Are you using Cash Accounting or Accrual Accounting? This affects the way you deal with payments that cross over accounting periods. If it is cash then the transaction takes place when the funds are transferred. Are they Accounts Payable or Accounts Receivable? If the entries were made in your accounting software with the original date they were issued and weren't received till the new financial year then you might need to create some General Journal Entries to cover the transactions so that when the money is actually transferred it can be matched off between Accounts Payable/Receivable to your Bank Account.
Hope that helps
Using cash accounting and monies from raised invoices go into Accounts Receivable. My concern is that the invoices initially had dates prior to 30/6/17. I did not send them until post 30/6 at which time I also changed their dates to reflect the date that I emailed them. I know everything is date related in Reckon and just wonder how the software has processed this date change when it comes to calculating Debtors. I only realized the problem when our Accountant included the larger debtors amount in our Profit and Loss Report, resulting in a higher tax owed figure. (Defeated the purpose of not sending the invoices in the first instance after paying all our creditors up to date).
I would not have thought Debtors and Creditors would come into company profit under a cash accounting method, only when payment physically received or paid?
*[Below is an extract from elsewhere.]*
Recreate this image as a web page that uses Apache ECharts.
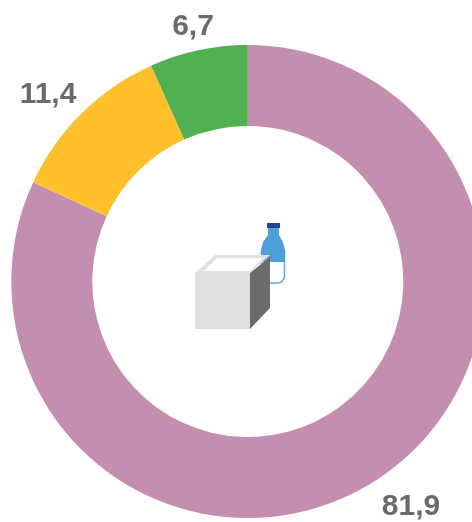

Thanks for getting back to me. You are using Cash Accounting so in the cash system the transaction is recorded when cash changes hands. The income is recorded when the payment has been received. Expenses are recorded when payment has been made. Cash can refer to payments made by cash, cheque, credit card or electronic transfer. So if you changed the date on the customer invoices to the new accounting period then the sales transaction will be recorded in that new period.
Are you using double-entry bookkeeping or just a Cashbook accounting program? In a double entry system money comes in through an Income account which then gets linked to an an asset account and money going out from a liability account to an expense account.
The Profit and Loss Report is made up from activities in the Income and Expenses and the Balance Sheet Report covers transactions in the Assets and Liabilities accounts.
I hope this information is of assistance to you.
Thanks for your assistance and time. I need to sort this out with the Accountant as to my way of thinking Debtors and Creditors should not impact on the years P & L until payments are physically received in the bank account or paid from it. I don't think he has included these in the past. To be sure this year I will simply not do the invoices or record them until the new financial year. Cheers.